* Prompt *
Starting at the first line of the data, print each line verbatim up to and including the line bearing "a_yticks = [0, 10000, 20000, 30000, 40000]", omitting pictures.

* Collected material *
--------

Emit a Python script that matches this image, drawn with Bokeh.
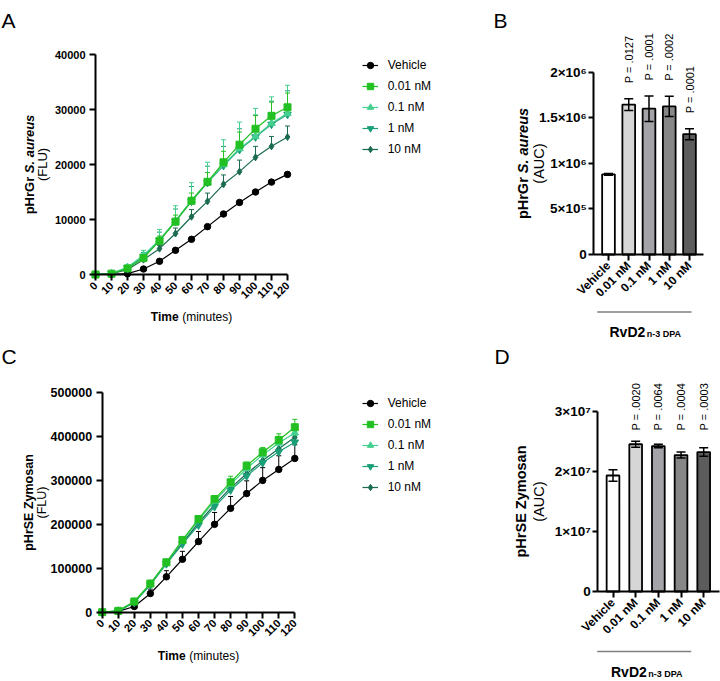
import math
from bokeh.plotting import figure
from bokeh.models import Range1d, FixedTicker, Label, Legend, LegendItem, Arrow
from bokeh.layouts import row, column
from bokeh.embed import file_html
from bokeh.resources import INLINE

FONT = "Liberation Sans"

# ---------------- data ----------------
time_min = [0, 10, 20, 30, 40, 50, 60, 70, 80, 90, 100, 110, 120]
time_ticks = [0, 10, 20, 30, 40, 50, 60, 70, 80, 90, 100, 110, 120]
groups = ["Vehicle", "0.01 nM", "0.1 nM", "1 nM", "10 nM"]

# Panel A: pHrGr S. aureus (FLU): mean and upper SEM
a_vehicle = [0, 50, 150, 1000, 2400, 4400, 6400, 8700, 11000, 13100, 15000, 16800, 18200]
a_001 = [0, 150, 1100, 3000, 6100, 9600, 13400, 16850, 20400, 23600, 26500, 28850, 30400]
a_01 = [0, 200, 1300, 3500, 6300, 9800, 13500, 16800, 20000, 22900, 25100, 27500, 29300]
a_1 = [0, 180, 1200, 3300, 6200, 9700, 13300, 16700, 19800, 22700, 25000, 27300, 29100]
a_10 = [0, 150, 900, 2700, 4700, 7450, 10500, 13300, 16400, 18700, 21300, 23300, 25000]
a_vehicle_err = [0, 20, 50, 100, 150, 200, 250, 300, 300, 350, 350, 400, 400]
a_001_err = [0, 50, 200, 500, 900, 1200, 1400, 1700, 2000, 2300, 2400, 2500, 2600]
a_01_err = [0, 80, 400, 900, 1900, 2700, 3200, 3600, 4500, 4800, 5100, 4800, 5100]
a_1_err = [0, 60, 300, 700, 1500, 2200, 2700, 3000, 3500, 3800, 4000, 4200, 4300]
a_10_err = [0, 40, 200, 400, 600, 1000, 1300, 1500, 1700, 2100, 2000, 1800, 2000]
a_yticks = [0, 10000, 20000, 30000, 40000]

# Panel C: pHrSE Zymosan (FLU): mean and upper SEM
c_vehicle = [0, 2000, 13000, 42500, 80500, 120500, 160700, 200000, 236400, 270000, 300000, 325000, 350000]
c_001 = [0, 3000, 24300, 65200, 113600, 164500, 212000, 257500, 295500, 333500, 364000, 392000, 421000]
c_01 = [0, 3000, 23800, 64500, 112500, 162000, 209000, 253000, 291000, 327000, 358000, 385000, 408000]
c_1 = [0, 2500, 22000, 62000, 110000, 155000, 198000, 240000, 278000, 310000, 340000, 365000, 387000]
c_10 = [0, 2500, 22500, 63000, 111000, 158000, 203000, 245000, 283000, 315000, 345000, 372000, 398000]
c_vehicle_err = [0, 500, 3000, 10000, 14000, 18000, 23000, 27000, 27000, 29000, 29000, 31000, 31000]
c_001_err = [0, 300, 2000, 4000, 5000, 6000, 8000, 8000, 14000, 8000, 11000, 14000, 18000]
c_01_err = [0, 300, 2000, 4000, 6000, 8000, 10000, 12000, 12000, 13000, 14000, 15000, 16000]
c_1_err = [0, 300, 2000, 4000, 6000, 9000, 11000, 13000, 14000, 15000, 16000, 17000, 18000]
c_10_err = [0, 300, 2000, 4000, 6000, 8000, 10000, 11000, 12000, 13000, 14000, 15000, 16000]
c_yticks = [0, 100000, 200000, 300000, 400000, 500000]

# Panel B: AUC, S. aureus
b_auc = [0.88e6, 1.645e6, 1.60e6, 1.625e6, 1.32e6]
b_sem = [0.01e6, 0.065e6, 0.14e6, 0.11e6, 0.06e6]
b_p = ["", "P = .0127", "P = .0001", "P = .0002", "P = .0001"]
b_yticks = [0, 500000, 1000000, 1500000, 2000000]
b_ylabels = ["0", "5×10⁵", "1×10⁶", "1.5×10⁶", "2×10⁶"]

# Panel D: AUC, Zymosan
d_auc = [1.93e7, 2.45e7, 2.42e7, 2.27e7, 2.32e7]
d_sem = [0.095e7, 0.05e7, 0.03e7, 0.05e7, 0.07e7]
d_p = ["", "P = .0020", "P = .0064", "P = .0004", "P = .0003"]
d_yticks = [0, 10000000, 20000000, 30000000]
d_ylabels = ["0", "1×10⁷", "2×10⁷", "3×10⁷"]

# ---------------- styles ----------------
line_colors = ["#000000", "#22c022", "#44d08f", "#1a9f78", "#1b6b4e"]
line_markers = ["circle", "square", "triangle", "inverted_triangle", "diamond"]
marker_sizes = [6.5, 7, 7.5, 7.5, 7]
bar_colors = ["#ffffff", "#d6d6d6", "#a4a4a8", "#878787", "#5c5c5c"]


class Geo:
    """Maps page pixels to data for a figure whose frame fills its whole canvas."""

    def __init__(self, ox, oy, w, h, xref, yref):
        (xa, pxa), (xb, pxb) = xref
        (ya, pya), (yb, pyb) = yref
        self.ox, self.oy, self.w, self.h = ox, oy, w, h
        self.sx = (pxb - pxa) / (xb - xa)
        self.sy = (pyb - pya) / (yb - ya)
        self.xa, self.pxa, self.ya, self.pya = xa, pxa, ya, pya
        self.xr = (self.dx(ox), self.dx(ox + w))
        self.yr = (self.dy(oy + h), self.dy(oy))

    def dx(self, px):
        return self.xa + (px - self.pxa) / self.sx

    def dy(self, py):
        return self.ya + (py - self.pya) / self.sy


def base_fig(g):
    p = figure(width=g.w, height=g.h, min_border=0, title=None,
               x_range=Range1d(*g.xr), y_range=Range1d(*g.yr),
               output_backend="svg", toolbar_location=None)
    p.outline_line_color = None
    p.xgrid.visible = False
    p.ygrid.visible = False
    p.background_fill_color = "white"
    p.border_fill_color = "white"
    return p


def style_axis(ax, size, tick=6, standoff=3):
    ax.axis_line_width = 2
    ax.axis_line_color = "black"
    ax.major_tick_line_width = 2
    ax.major_tick_line_color = "black"
    ax.major_tick_out = tick
    ax.major_tick_in = 0
    ax.minor_tick_out = 0
    ax.minor_tick_in = 0
    ax.major_label_text_font = FONT
    ax.major_label_text_font_style = "bold"
    ax.major_label_text_font_size = size
    ax.major_label_text_color = "black"
    ax.major_label_standoff = standoff


def add_text(p, g, px, py, text, size, style="normal", align="left",
             baseline="middle", angle=0.0):
    p.add_layout(Label(x=g.dx(px), y=g.dy(py), text=text, text_font=FONT,
                       text_font_size=f"{size}px", text_font_style=style,
                       text_align=align, text_baseline=baseline, angle=angle,
                       text_color="black"))


BOLD_W = {"p": .611, "H": .722, "r": .389, "G": .778, "S": .667, "E": .667, " ": .278,
          ".": .278, "a": .556, "u": .611, "e": .556, "s": .556, "Z": .611, "y": .556,
          "m": .889, "o": .611, "n": .611, "T": .611, "i": .278, "R": .722, "v": .556,
          "D": .722, "2": .556}


def em(text):
    return sum(BOLD_W.get(ch, 0.556) for ch in text)


def y_title(p, g, x1, x2, cy, bold_part, italic_part, second, size):
    w1 = em(bold_part) * size
    wsp = 0.278 * size
    w2 = em(italic_part) * size if italic_part else 0
    total = w1 + (wsp + w2 if italic_part else 0)
    start = cy + total / 2
    add_text(p, g, x1, start, bold_part, size, "bold", "left", "middle", math.pi / 2)
    if italic_part:
        add_text(p, g, x1, start - w1 - wsp, italic_part, size, "bold italic", "left",
                 "middle", math.pi / 2)
    add_text(p, g, x2, cy, second, size, "normal", "center", "middle", math.pi / 2)


def time_title(p, g, cx, cy, size=12):
    w1 = em("Time") * size
    wsp = 0.278 * size
    w2 = 4.167 * size
    start = cx - (w1 + wsp + w2) / 2
    add_text(p, g, start, cy, "Time", size, "bold", "left", "middle")
    add_text(p, g, start + w1 + wsp, cy, "(minutes)", size, "normal", "left", "middle")


def line_panel(g, means, errs, yticks, ytick_size, legend_px, letter, letter_xy,
               ytitle, time_cy):
    p = base_fig(g)
    items = [None] * len(groups)
    for i in [0, 4, 3, 2, 1]:
        m, e, col = means[i], errs[i], line_colors[i]
        top = [a + b for a, b in zip(m, e)]
        p.segment(x0=time_min, y0=m, x1=time_min, y1=top, line_color=col, line_width=1)
        p.scatter(x=time_min, y=top, marker="dash", size=5, line_color=col, line_width=1)
        lr = p.line(time_min, m, line_color=col, line_width=1.2)
        sr = p.scatter(time_min, m, marker=line_markers[i], size=marker_sizes[i],
                       fill_color=col, line_color=col)
        items[i] = LegendItem(label=groups[i], renderers=[lr, sr])
    style_axis(p.xaxis[0], "11px")
    style_axis(p.yaxis[0], ytick_size, tick=6, standoff=4)
    p.xaxis.ticker = FixedTicker(ticks=time_ticks)
    p.yaxis.ticker = FixedTicker(ticks=yticks)
    p.xaxis.major_label_orientation = math.pi / 4
    p.xaxis.fixed_location = 0
    p.yaxis.fixed_location = 0
    p.xaxis.bounds = (time_ticks[0], time_ticks[-1])
    p.yaxis.bounds = (yticks[0], yticks[-1])
    p.yaxis.formatter.use_scientific = False
    # legend inside the (full-canvas) frame
    gx, first_row_cy = legend_px
    legend_bottom = first_row_cy - 8 + 5 * 16 + 4 * 5
    leg = Legend(items=items, location=(gx - g.ox, g.oy + g.h - legend_bottom),
                 orientation="vertical", padding=0, spacing=5, glyph_width=16,
                 glyph_height=16, label_height=16, label_standoff=10,
                 label_text_font=FONT, label_text_font_size="12px",
                 label_text_color="black", label_text_baseline="middle",
                 border_line_alpha=0, background_fill_alpha=0, margin=0)
    p.add_layout(leg, "center")
    add_text(p, g, letter_xy[0], letter_xy[1], letter, 21, "normal", "left", "alphabetic")
    y_title(p, g, *ytitle)
    cx = g.pxa + (time_ticks[0] + time_ticks[-1]) / 2 * g.sx
    time_title(p, g, cx, time_cy)
    return p


def bar_panel(g, auc, sem, pvals, yticks, ylabels, axis_px, p_gap, p_uniform, letter,
              letter_xy, ytitle, bracket, rvd_xy):
    p = base_fig(g)
    xs = list(range(len(groups)))
    bar_w = 12.7 / g.sx
    p.vbar(x=xs, top=auc, bottom=0, width=bar_w, fill_color=bar_colors,
           line_color="black", line_width=1.8)
    lo = [a - s for a, s in zip(auc, sem)]
    hi = [a + s for a, s in zip(auc, sem)]
    p.segment(x0=xs, y0=lo, x1=xs, y1=hi, line_color="black", line_width=1.5)
    p.scatter(x=xs, y=hi, marker="dash", size=9, line_color="black", line_width=1.5)
    p.scatter(x=xs, y=lo, marker="dash", size=9, line_color="black", line_width=1.5)
    style_axis(p.xaxis[0], "12px", tick=6, standoff=3)
    style_axis(p.yaxis[0], "13.5px", tick=5, standoff=2)
    p.xaxis.ticker = FixedTicker(ticks=xs)
    p.xaxis.major_label_overrides = {x: lab for x, lab in zip(xs, groups)}
    p.xaxis.major_label_orientation = math.pi / 4
    p.yaxis.ticker = FixedTicker(ticks=yticks)
    p.yaxis.major_label_overrides = {t: lab for t, lab in zip(yticks, ylabels)}
    ax0, ax1 = g.dx(axis_px[0]), g.dx(axis_px[1])
    p.xaxis.fixed_location = 0
    p.xaxis.bounds = (ax0, ax1)
    p.yaxis.fixed_location = ax0
    p.yaxis.bounds = (yticks[0], yticks[-1])
    for i, txt in enumerate(pvals):
        if not txt:
            continue
        base = (max(hi) if p_uniform else hi[i]) + p_gap
        p.add_layout(Label(x=xs[i], y=base, text=txt, text_font=FONT,
                           text_font_size="11px", text_align="left",
                           text_baseline="middle", angle=math.pi / 2,
                           text_color="black"))
    add_text(p, g, letter_xy[0], letter_xy[1], letter, 21, "normal", "left", "alphabetic")
    y_title(p, g, *ytitle)
    bx0, bx1, by = bracket
    p.add_layout(Arrow(x_start=g.dx(bx0), y_start=g.dy(by), x_end=g.dx(bx1), y_end=g.dy(by),
                       start=None, end=None, line_color="#808080", line_width=1.5))
    rx, ry = rvd_xy
    add_text(p, g, rx, ry, "RvD2", 14, "bold", "left", "alphabetic")
    add_text(p, g, rx + em("RvD2") * 14 + 1.5, ry + 2.5, "n-3 DPA", 9, "bold", "left",
             "alphabetic")
    return p


geoA = Geo(0, 0, 462, 340, ((0, 95), (120, 287)), ((0, 274), (40000, 54)))
geoB = Geo(462, 0, 258, 340, ((0, 608), (4, 689)), ((0, 254), (2e6, 71.7)))
geoC = Geo(0, 340, 462, 340, ((0, 101.7), (120, 294.3)), ((0, 611.7), (500000, 392)))
geoD = Geo(462, 340, 258, 340, ((0, 612.5), (4, 703.2)), ((0, 591), (3e7, 410.7)))

pA = line_panel(geoA, [a_vehicle, a_001, a_01, a_1, a_10],
                [a_vehicle_err, a_001_err, a_01_err, a_1_err, a_10_err],
                a_yticks, "11px", (361.7, 65), "A", (1, 20),
                (28.5, 41.5, 164, "pHrGr", "S. aureus", "(FLU)", 13), 316.7)
pC = line_panel(geoC, [c_vehicle, c_001, c_01, c_1, c_10],
                [c_vehicle_err, c_001_err, c_01_err, c_1_err, c_10_err],
                c_yticks, "12.5px", (361.7, 403.3), "C", (1, 356),
                (28.5, 41.5, 502, "pHrSE Zymosan", "", "(FLU)", 12.5), 655)
pB = bar_panel(geoB, b_auc, b_sem, b_p, b_yticks, b_ylabels, (593.3, 703.3), 0.17e6, False,
               "B", (493, 20), (522, 538, 163, "pHrGr", "S. aureus", "(AUC)", 14.5),
               (596.7, 691, 311.5), (609, 331))
pD = bar_panel(geoD, d_auc, d_sem, d_p, d_yticks, d_ylabels, (597.3, 719), 0.18e7, True,
               "D", (494, 356), (520, 538.5, 501, "pHrSE Zymosan", "", "(AUC)", 14.5),
               (596.7, 690.7, 651), (610.5, 671))

layout = column(row(pA, pB), row(pC, pD))
open("out.html", "w").write(file_html(layout, INLINE))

--------

* Complete response *
Emit a Python script that matches this image, drawn with Bokeh.
import math
from bokeh.plotting import figure
from bokeh.models import Range1d, FixedTicker, Label, Legend, LegendItem, Arrow
from bokeh.layouts import row, column
from bokeh.embed import file_html
from bokeh.resources import INLINE

FONT = "Liberation Sans"

# ---------------- data ----------------
time_min = [0, 10, 20, 30, 40, 50, 60, 70, 80, 90, 100, 110, 120]
time_ticks = [0, 10, 20, 30, 40, 50, 60, 70, 80, 90, 100, 110, 120]
groups = ["Vehicle", "0.01 nM", "0.1 nM", "1 nM", "10 nM"]

# Panel A: pHrGr S. aureus (FLU): mean and upper SEM
a_vehicle = [0, 50, 150, 1000, 2400, 4400, 6400, 8700, 11000, 13100, 15000, 16800, 18200]
a_001 = [0, 150, 1100, 3000, 6100, 9600, 13400, 16850, 20400, 23600, 26500, 28850, 30400]
a_01 = [0, 200, 1300, 3500, 6300, 9800, 13500, 16800, 20000, 22900, 25100, 27500, 29300]
a_1 = [0, 180, 1200, 3300, 6200, 9700, 13300, 16700, 19800, 22700, 25000, 27300, 29100]
a_10 = [0, 150, 900, 2700, 4700, 7450, 10500, 13300, 16400, 18700, 21300, 23300, 25000]
a_vehicle_err = [0, 20, 50, 100, 150, 200, 250, 300, 300, 350, 350, 400, 400]
a_001_err = [0, 50, 200, 500, 900, 1200, 1400, 1700, 2000, 2300, 2400, 2500, 2600]
a_01_err = [0, 80, 400, 900, 1900, 2700, 3200, 3600, 4500, 4800, 5100, 4800, 5100]
a_1_err = [0, 60, 300, 700, 1500, 2200, 2700, 3000, 3500, 3800, 4000, 4200, 4300]
a_10_err = [0, 40, 200, 400, 600, 1000, 1300, 1500, 1700, 2100, 2000, 1800, 2000]
a_yticks = [0, 10000, 20000, 30000, 40000]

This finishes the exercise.